Written task = Write the data below out exactly as it stands. Do not include the pictures.

Source data =

....

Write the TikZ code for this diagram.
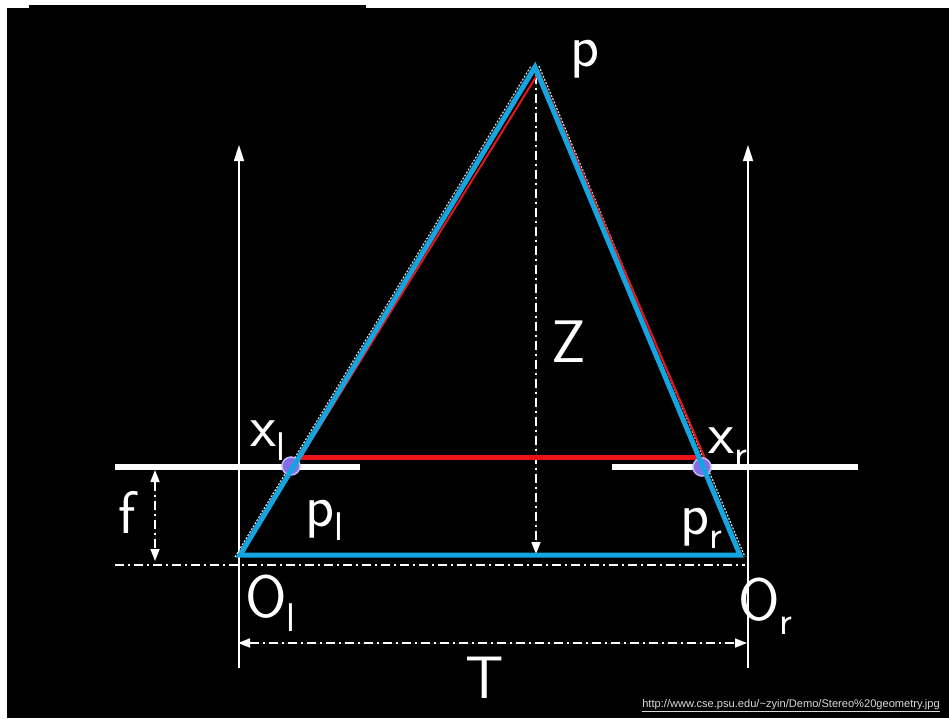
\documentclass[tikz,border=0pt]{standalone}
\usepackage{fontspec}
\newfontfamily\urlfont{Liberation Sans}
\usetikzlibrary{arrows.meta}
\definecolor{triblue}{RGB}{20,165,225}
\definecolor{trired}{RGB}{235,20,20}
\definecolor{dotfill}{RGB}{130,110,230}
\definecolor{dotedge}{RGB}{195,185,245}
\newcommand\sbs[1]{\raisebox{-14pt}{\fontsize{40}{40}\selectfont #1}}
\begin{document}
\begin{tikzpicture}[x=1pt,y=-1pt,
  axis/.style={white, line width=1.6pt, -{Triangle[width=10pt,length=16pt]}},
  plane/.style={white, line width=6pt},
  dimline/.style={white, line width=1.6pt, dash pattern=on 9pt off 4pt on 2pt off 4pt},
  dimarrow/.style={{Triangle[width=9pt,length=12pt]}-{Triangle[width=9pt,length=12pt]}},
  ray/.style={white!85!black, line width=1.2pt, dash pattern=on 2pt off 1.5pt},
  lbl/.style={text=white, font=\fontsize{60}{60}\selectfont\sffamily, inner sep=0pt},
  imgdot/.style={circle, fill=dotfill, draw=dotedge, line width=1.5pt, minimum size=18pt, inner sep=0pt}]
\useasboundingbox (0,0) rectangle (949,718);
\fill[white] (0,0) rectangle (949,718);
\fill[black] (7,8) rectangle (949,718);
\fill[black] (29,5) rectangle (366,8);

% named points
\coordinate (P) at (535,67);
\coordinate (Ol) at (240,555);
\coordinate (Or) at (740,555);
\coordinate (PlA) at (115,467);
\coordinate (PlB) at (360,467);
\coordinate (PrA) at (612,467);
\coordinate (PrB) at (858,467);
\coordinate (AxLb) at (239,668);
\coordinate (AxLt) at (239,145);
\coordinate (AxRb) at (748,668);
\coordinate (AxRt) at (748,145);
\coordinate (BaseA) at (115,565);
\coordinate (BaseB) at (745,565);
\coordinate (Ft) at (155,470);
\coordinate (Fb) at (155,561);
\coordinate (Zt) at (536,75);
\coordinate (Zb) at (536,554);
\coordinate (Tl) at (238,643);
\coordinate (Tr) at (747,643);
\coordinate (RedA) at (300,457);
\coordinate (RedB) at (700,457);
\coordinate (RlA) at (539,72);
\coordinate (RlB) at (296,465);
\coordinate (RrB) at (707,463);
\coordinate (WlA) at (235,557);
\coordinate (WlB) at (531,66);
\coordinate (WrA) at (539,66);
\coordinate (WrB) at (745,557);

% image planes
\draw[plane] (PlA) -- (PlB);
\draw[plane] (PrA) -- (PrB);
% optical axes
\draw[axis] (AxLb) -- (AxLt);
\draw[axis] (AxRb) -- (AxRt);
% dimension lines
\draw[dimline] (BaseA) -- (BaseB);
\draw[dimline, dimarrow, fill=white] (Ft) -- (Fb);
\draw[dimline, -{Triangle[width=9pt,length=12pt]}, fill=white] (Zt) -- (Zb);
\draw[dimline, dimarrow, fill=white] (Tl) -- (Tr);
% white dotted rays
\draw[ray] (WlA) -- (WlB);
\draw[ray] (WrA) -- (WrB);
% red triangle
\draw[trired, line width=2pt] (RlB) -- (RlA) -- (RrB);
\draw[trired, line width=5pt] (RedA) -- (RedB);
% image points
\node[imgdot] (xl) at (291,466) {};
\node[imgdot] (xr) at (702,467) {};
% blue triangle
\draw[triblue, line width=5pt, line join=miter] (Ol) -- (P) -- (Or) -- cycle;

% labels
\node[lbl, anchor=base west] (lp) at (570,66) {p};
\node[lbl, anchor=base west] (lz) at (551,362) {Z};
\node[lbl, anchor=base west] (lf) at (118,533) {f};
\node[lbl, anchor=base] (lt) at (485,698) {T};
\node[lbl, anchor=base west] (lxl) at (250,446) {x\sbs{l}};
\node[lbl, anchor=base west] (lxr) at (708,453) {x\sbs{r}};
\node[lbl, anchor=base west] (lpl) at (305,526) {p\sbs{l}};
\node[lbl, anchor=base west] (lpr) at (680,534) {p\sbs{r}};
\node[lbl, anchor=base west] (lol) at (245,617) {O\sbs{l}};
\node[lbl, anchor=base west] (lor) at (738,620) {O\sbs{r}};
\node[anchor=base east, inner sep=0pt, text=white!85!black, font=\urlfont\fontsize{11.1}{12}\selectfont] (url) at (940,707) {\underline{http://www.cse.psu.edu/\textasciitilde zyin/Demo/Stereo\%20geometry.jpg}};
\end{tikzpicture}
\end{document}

....

Result =
Write the TikZ code for this diagram.
\documentclass[tikz,border=0pt]{standalone}
\usepackage{fontspec}
\newfontfamily\urlfont{Liberation Sans}
\usetikzlibrary{arrows.meta}
\definecolor{triblue}{RGB}{20,165,225}
\definecolor{trired}{RGB}{235,20,20}
\definecolor{dotfill}{RGB}{130,110,230}
\definecolor{dotedge}{RGB}{195,185,245}
\newcommand\sbs[1]{\raisebox{-14pt}{\fontsize{40}{40}\selectfont #1}}
\begin{document}
\begin{tikzpicture}[x=1pt,y=-1pt,
  axis/.style={white, line width=1.6pt, -{Triangle[width=10pt,length=16pt]}},
  plane/.style={white, line width=6pt},
  dimline/.style={white, line width=1.6pt, dash pattern=on 9pt off 4pt on 2pt off 4pt},
  dimarrow/.style={{Triangle[width=9pt,length=12pt]}-{Triangle[width=9pt,length=12pt]}},
  ray/.style={white!85!black, line width=1.2pt, dash pattern=on 2pt off 1.5pt},
  lbl/.style={text=white, font=\fontsize{60}{60}\selectfont\sffamily, inner sep=0pt},
  imgdot/.style={circle, fill=dotfill, draw=dotedge, line width=1.5pt, minimum size=18pt, inner sep=0pt}]
\useasboundingbox (0,0) rectangle (949,718);
\fill[white] (0,0) rectangle (949,718);
\fill[black] (7,8) rectangle (949,718);
\fill[black] (29,5) rectangle (366,8);

% named points
\coordinate (P) at (535,67);
\coordinate (Ol) at (240,555);
\coordinate (Or) at (740,555);
\coordinate (PlA) at (115,467);
\coordinate (PlB) at (360,467);
\coordinate (PrA) at (612,467);
\coordinate (PrB) at (858,467);
\coordinate (AxLb) at (239,668);
\coordinate (AxLt) at (239,145);
\coordinate (AxRb) at (748,668);
\coordinate (AxRt) at (748,145);
\coordinate (BaseA) at (115,565);
\coordinate (BaseB) at (745,565);
\coordinate (Ft) at (155,470);
\coordinate (Fb) at (155,561);
\coordinate (Zt) at (536,75);
\coordinate (Zb) at (536,554);
\coordinate (Tl) at (238,643);
\coordinate (Tr) at (747,643);
\coordinate (RedA) at (300,457);
\coordinate (RedB) at (700,457);
\coordinate (RlA) at (539,72);
\coordinate (RlB) at (296,465);
\coordinate (RrB) at (707,463);
\coordinate (WlA) at (235,557);
\coordinate (WlB) at (531,66);
\coordinate (WrA) at (539,66);
\coordinate (WrB) at (745,557);

% image planes
\draw[plane] (PlA) -- (PlB);
\draw[plane] (PrA) -- (PrB);
% optical axes
\draw[axis] (AxLb) -- (AxLt);
\draw[axis] (AxRb) -- (AxRt);
% dimension lines
\draw[dimline] (BaseA) -- (BaseB);
\draw[dimline, dimarrow, fill=white] (Ft) -- (Fb);
\draw[dimline, -{Triangle[width=9pt,length=12pt]}, fill=white] (Zt) -- (Zb);
\draw[dimline, dimarrow, fill=white] (Tl) -- (Tr);
% white dotted rays
\draw[ray] (WlA) -- (WlB);
\draw[ray] (WrA) -- (WrB);
% red triangle
\draw[trired, line width=2pt] (RlB) -- (RlA) -- (RrB);
\draw[trired, line width=5pt] (RedA) -- (RedB);
% image points
\node[imgdot] (xl) at (291,466) {};
\node[imgdot] (xr) at (702,467) {};
% blue triangle
\draw[triblue, line width=5pt, line join=miter] (Ol) -- (P) -- (Or) -- cycle;

% labels
\node[lbl, anchor=base west] (lp) at (570,66) {p};
\node[lbl, anchor=base west] (lz) at (551,362) {Z};
\node[lbl, anchor=base west] (lf) at (118,533) {f};
\node[lbl, anchor=base] (lt) at (485,698) {T};
\node[lbl, anchor=base west] (lxl) at (250,446) {x\sbs{l}};
\node[lbl, anchor=base west] (lxr) at (708,453) {x\sbs{r}};
\node[lbl, anchor=base west] (lpl) at (305,526) {p\sbs{l}};
\node[lbl, anchor=base west] (lpr) at (680,534) {p\sbs{r}};
\node[lbl, anchor=base west] (lol) at (245,617) {O\sbs{l}};
\node[lbl, anchor=base west] (lor) at (738,620) {O\sbs{r}};
\node[anchor=base east, inner sep=0pt, text=white!85!black, font=\urlfont\fontsize{11.1}{12}\selectfont] (url) at (940,707) {\underline{http://www.cse.psu.edu/\textasciitilde zyin/Demo/Stereo\%20geometry.jpg}};
\end{tikzpicture}
\end{document}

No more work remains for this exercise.